Je suis quelqu’un qui marche avec des objectifs. J’ai besoin de ça. Quand j’ai repris, la première chose que j’ai essayé de construire est le projet pour lequel je voulais reprendre avec autant d’investissement. Clairement, derrière tout ça, il y a les Jeux de Paris 2024. Mais ce n’est pas une fin en soi. On est dans une discipline où il y a énormément de moyens de se faire plaisir, sans forcément participer aux Jeux. Il y a un gros niveau actuellement en France. J’ai envie d’être portée dans cette dynamique et de me rapprocher des meilleures filles actuellement. Et pourquoi pas intégrer le relais français ? C’est une épreuve que j’affectionne particulièrement. L’objectif à court terme est d’être à nouveau performante sur les Coupes d’Europe et les Coupes du monde.
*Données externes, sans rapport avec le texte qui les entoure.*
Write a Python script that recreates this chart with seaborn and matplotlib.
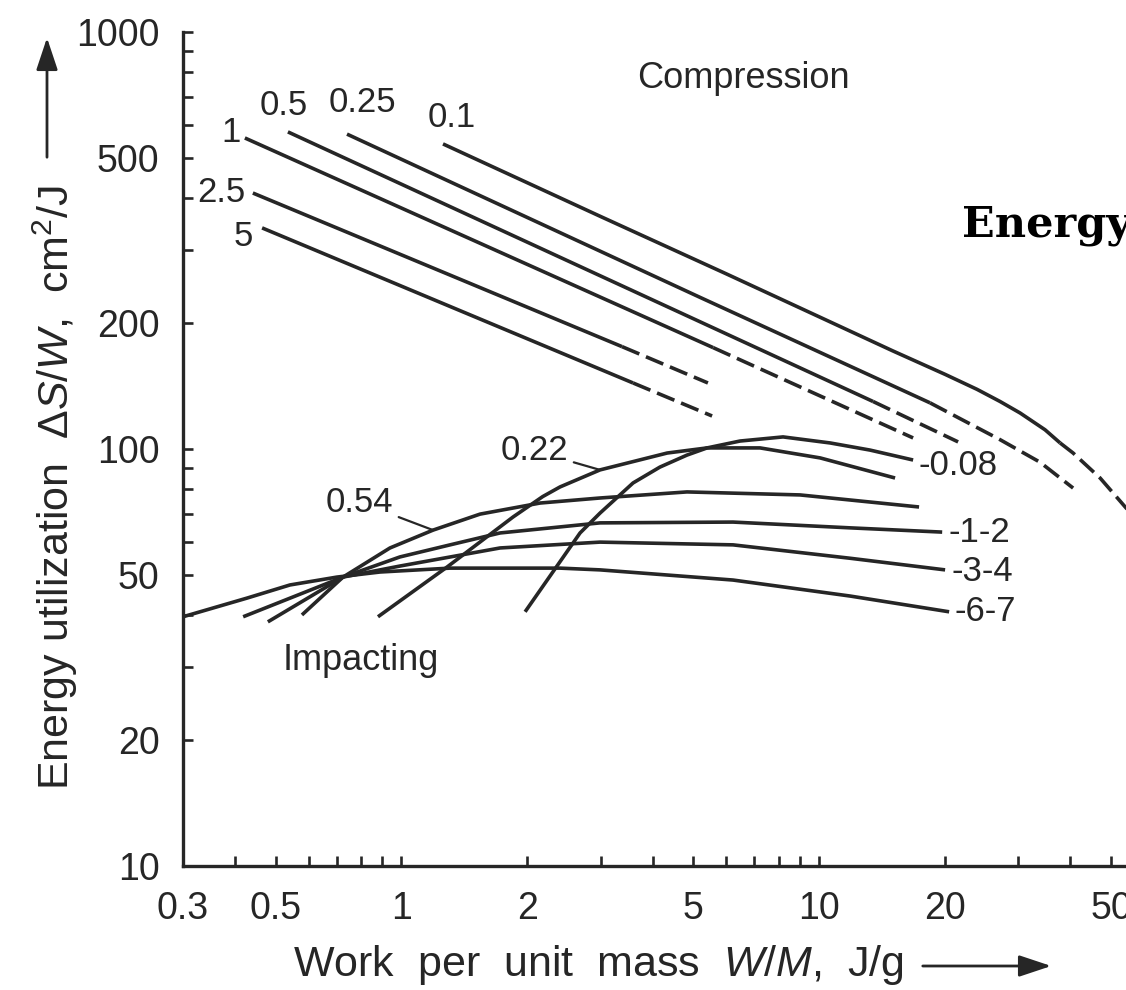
import matplotlib
matplotlib.use("Agg")
import matplotlib.pyplot as plt
import seaborn as sns
from matplotlib.ticker import FixedLocator, FixedFormatter, NullFormatter
from matplotlib.patches import FancyArrowPatch

# ---------------------------------------------------------------- data
# Compression: curves per particle size (mm); solid = measured, dashed = extrapolated
comp_01_x = [1.258, 3.0, 6.0, 10.06, 15.0, 20.04, 23.9, 27.13, 30.3, 34.77, 37.78]
comp_01_y = [539, 361, 263, 207, 172, 151, 139, 130, 122, 111.2, 103.4]
comp_01_dx = [37.78, 40.59, 47.1, 54.36, 58.7]
comp_01_dy = [103.4, 97.8, 85.2, 72.2, 66.4]

comp_025_x = [0.741, 5.19, 18.45]
comp_025_y = [569, 231, 129]
comp_025_dx = [18.45, 27.13, 33.8, 40.59]
comp_025_dy = [129, 105.3, 93.0, 80.6]

comp_05_x = [0.535, 13.47]
comp_05_y = [576, 130]
comp_05_dx = [13.47, 21.53]
comp_05_dy = [130, 104]

comp_1_x = [0.422, 5.58]
comp_1_y = [557, 175]
comp_1_dx = [5.58, 16.8]
comp_1_dy = [175, 106.3]

comp_25_x = [0.441, 3.375]
comp_25_y = [411, 176]
comp_25_dx = [3.375, 5.42]
comp_25_dy = [176, 144]

comp_5_x = [0.464, 3.587]
comp_5_y = [339, 144]
comp_5_dx = [3.587, 5.546]
comp_5_dy = [144, 120]

# Impacting: curves per particle size (mm)
imp_008_x = [1.978, 2.678, 2.99, 3.587, 4.16, 4.83, 5.394, 6.471, 8.202, 10.63, 13.25, 16.8]
imp_008_y = [40.7, 62.9, 70.2, 82.9, 90.5, 96.7, 100.6, 104.5, 106.9, 103.4, 99.4, 94.1]

imp_022_x = [0.879, 1.286, 1.851, 2.18, 2.398, 2.99, 4.33, 5.394, 7.226, 10.06, 15.21]
imp_022_y = [39.6, 52.1, 68.7, 76.9, 81.1, 89.1, 97.8, 100.6, 100.6, 95.2, 85.2]

imp_054_x = [0.578, 0.725, 0.939, 1.191, 1.543, 2.148, 2.99, 4.83, 9.006, 17.36]
imp_054_y = [40.0, 49.3, 57.9, 63.9, 69.8, 74.2, 76.3, 78.9, 77.6, 72.6]

imp_12_x = [0.479, 0.725, 0.992, 1.308, 1.723, 2.99, 6.225, 11.87, 19.72]
imp_12_y = [38.5, 49.3, 55.1, 58.9, 62.9, 66.5, 66.8, 64.7, 63.2]

imp_34_x = [0.418, 0.725, 0.992, 1.723, 2.99, 6.225, 11.87, 20.04]
imp_34_y = [39.6, 49.3, 52.4, 57.9, 59.8, 58.9, 54.7, 51.3]

imp_67_x = [0.3, 0.427, 0.541, 0.701, 0.889, 1.308, 1.723, 2.398, 2.99, 6.225, 11.87, 20.49]
imp_67_y = [39.6, 43.9, 47.2, 49.3, 50.7, 51.8, 51.8, 51.8, 51.3, 48.5, 44.4, 40.7]

x_ticks = [0.3, 0.5, 1, 2, 5, 10, 20, 50]
x_tick_labels = ["0.3", "0.5", "1", "2", "5", "10", "20", "50"]
x_minor = [0.4, 0.6, 0.7, 0.8, 0.9, 3, 4, 6, 7, 8, 9, 30, 40]
y_ticks = [10, 20, 50, 100, 200, 500, 1000]
y_tick_labels = ["10", "20", "50", "100", "200", "500", "1000"]
y_minor = [30, 40, 60, 70, 80, 90, 300, 400, 600, 700, 800, 900]

# ---------------------------------------------------------------- style
sns.set_theme(style="ticks")
INK = "#262626"
plt.rcParams["font.family"] = ["Liberation Sans", "DejaVu Sans"]
plt.rcParams["mathtext.fontset"] = "custom"
plt.rcParams["mathtext.rm"] = "Liberation Sans"
plt.rcParams["mathtext.it"] = "Liberation Sans:italic"
plt.rcParams["mathtext.bf"] = "Liberation Sans:bold"

W, H = 1126, 990
fig = plt.figure(figsize=(W / 100, H / 100), dpi=100)
fig.patch.set_facecolor("white")


def fx(px):
    return px / W


def fy(py):
    return 1 - py / H


ax = fig.add_axes([fx(183), fy(866), 961 / W, (866 - 32) / H])
ax.set_facecolor("white")
ax.set_xscale("log")
ax.set_yscale("log")

LW = 2.6
DASH = (0, (5.2, 2.0))


def draw(xs, ys, dashed=False):
    sns.lineplot(x=xs, y=ys, ax=ax, color=INK, lw=LW, sort=False,
                 estimator=None, legend=False)
    line = ax.get_lines()[-1]
    if dashed:
        line.set_linestyle(DASH)
    line.set_solid_capstyle("butt")
    line.set_dash_capstyle("butt")
    line.set_solid_joinstyle("round")


compression = [
    ("0.1", comp_01_x, comp_01_y, comp_01_dx, comp_01_dy, (9, 26)),
    ("0.25", comp_025_x, comp_025_y, comp_025_dx, comp_025_dy, (15, 32)),
    ("0.5", comp_05_x, comp_05_y, comp_05_dx, comp_05_dy, (-4, 26)),
    ("1", comp_1_x, comp_1_y, comp_1_dx, comp_1_dy, (-14, 5)),
    ("2.5", comp_25_x, comp_25_y, comp_25_dx, comp_25_dy, (-32, 1)),
    ("5", comp_5_x, comp_5_y, comp_5_dx, comp_5_dy, (-19, -9)),
]
for name, xs, ys, dxs, dys, off in compression:
    draw(xs, ys)
    draw(dxs, dys, dashed=True)
    ax.annotate(name, xy=(xs[0], ys[0]), xytext=(off[0] * 0.72, off[1] * 0.72),
                textcoords="offset points", ha="center", va="center",
                fontsize=25, color=INK)

impacting = [
    (imp_008_x, imp_008_y), (imp_022_x, imp_022_y), (imp_054_x, imp_054_y),
    (imp_12_x, imp_12_y), (imp_34_x, imp_34_y), (imp_67_x, imp_67_y),
]
for xs, ys in impacting:
    draw(xs, ys)

# labels at the right-hand ends of the impacting curves
right_labels = [
    ("0.08", imp_008_x, imp_008_y, (5, -5)),
    ("1-2", imp_12_x, imp_12_y, (6, 0)),
    ("3-4", imp_34_x, imp_34_y, (6, -2)),
    ("6-7", imp_67_x, imp_67_y, (5, 0)),
]
for name, xs, ys, off in right_labels:
    ax.annotate("-" + name, xy=(xs[-1], ys[-1]), xytext=(off[0] * 0.72, off[1] * 0.72),
                textcoords="offset points", ha="left", va="center",
                fontsize=25, color=INK)

# labels with leader lines on the rising impacting curves
lead = dict(arrowstyle="-", color=INK, lw=1.6, shrinkA=2, shrinkB=0)
ax.annotate("0.54", xy=(imp_054_x[3], imp_054_y[3]), xytext=(-74 * 0.72, 28 * 0.72),
            textcoords="offset points", ha="center", va="center",
            fontsize=25, color=INK, arrowprops=lead)
ax.annotate("0.22", xy=(imp_022_x[5], imp_022_y[5]), xytext=(-66 * 0.72, 19 * 0.72),
            textcoords="offset points", ha="center", va="center",
            fontsize=25, color=INK, arrowprops=lead)

# ---------------------------------------------------------------- axes
ax.set_xlim(0.3, 60)
ax.set_ylim(10, 1000)
for side in ("top", "right"):
    ax.spines[side].set_visible(False)
for side in ("left", "bottom"):
    ax.spines[side].set_color(INK)
    ax.spines[side].set_linewidth(2.4)

ax.xaxis.set_major_locator(FixedLocator(x_ticks))
ax.xaxis.set_major_formatter(FixedFormatter(x_tick_labels))
ax.xaxis.set_minor_locator(FixedLocator(x_minor))
ax.xaxis.set_minor_formatter(NullFormatter())
ax.yaxis.set_major_locator(FixedLocator(y_ticks))
ax.yaxis.set_major_formatter(FixedFormatter(y_tick_labels))
ax.yaxis.set_minor_locator(FixedLocator(y_minor))
ax.yaxis.set_minor_formatter(NullFormatter())
ax.tick_params(which="both", direction="in", length=7.5, width=1.9, color=INK)
ax.tick_params(axis="x", which="major", pad=18, labelsize=27, labelcolor=INK)
ax.tick_params(axis="y", which="major", pad=17, labelsize=27, labelcolor=INK)
ax.grid(False)

# ---------------------------------------------------------------- text
fig.text(fx(743), fy(79), "Compression", ha="center", va="center",
         fontsize=26, color=INK)
fig.text(fx(361), fy(660), "Impacting", ha="center", va="center",
         fontsize=26, color=INK)
fig.text(fx(55), fy(487), r"Energy utilization  $\Delta S/W$,  cm$^2$/J",
         rotation=90, ha="center", va="center", fontsize=31, color=INK)
fig.text(fx(293), fy(965), r"Work  per  unit  mass  $W/M$,  J/g",
         ha="left", va="center", fontsize=31, color=INK)
fig.add_artist(FancyArrowPatch((fx(47), fy(160)), (fx(47), fy(35)),
                               transform=fig.transFigure,
                               arrowstyle="-|>,head_length=0.9,head_width=0.3",
                               mutation_scale=22, lw=2.0, color=INK))
fig.add_artist(FancyArrowPatch((fx(920), fy(966)), (fx(1054), fy(966)),
                               transform=fig.transFigure,
                               arrowstyle="-|>,head_length=0.9,head_width=0.3",
                               mutation_scale=22, lw=2.0, color=INK))
fig.text(fx(962), fy(236), "Energy", ha="left", va="baseline",
         fontfamily="DejaVu Serif", fontweight="bold", fontsize=31, color="black")

fig.savefig("out.png", dpi=100)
Puis il sera de regagner un ticket pour intégrer les WTS (World Triathlon Series), qui sont le niveau au-dessus des Coupes du monde.
Merci beaucoup Audrey et bonne chance pour la suite de ta carrière !
La carrière d’Audrey Merle en quelques lignes :
Audrey Merle brille dès le début de sa carrière en relais mixte en devenant vice-championne du monde en 2014 (avec Cassandre Beaugrand, Dorian Coninx et Vincent Luis) puis championne du monde en 2015 (avec Jeanne Lehair, Dorian Coninx et Vincent Luis).
En 2015, elle remporte le titre de championne du monde Espoir et termine 2e de la Coupe du monde de Tiszaujvaros (Hongrie). Elle est sélectionnée pour les Jeux Olympiques de Rio 2016, où elle se classe à la 35e place. Cette même année, elle est 4e du relais mixte aux Championnats du monde.
Elle enchaîne ensuite plusieurs années avec des douleurs articulaires et de la fatigue, avant d’apprendre en 2019 qu’elle est atteinte de la maladie de Lyme. Aujourd’hui âgée de 25 ans, Audrey Merle reprend la compétition.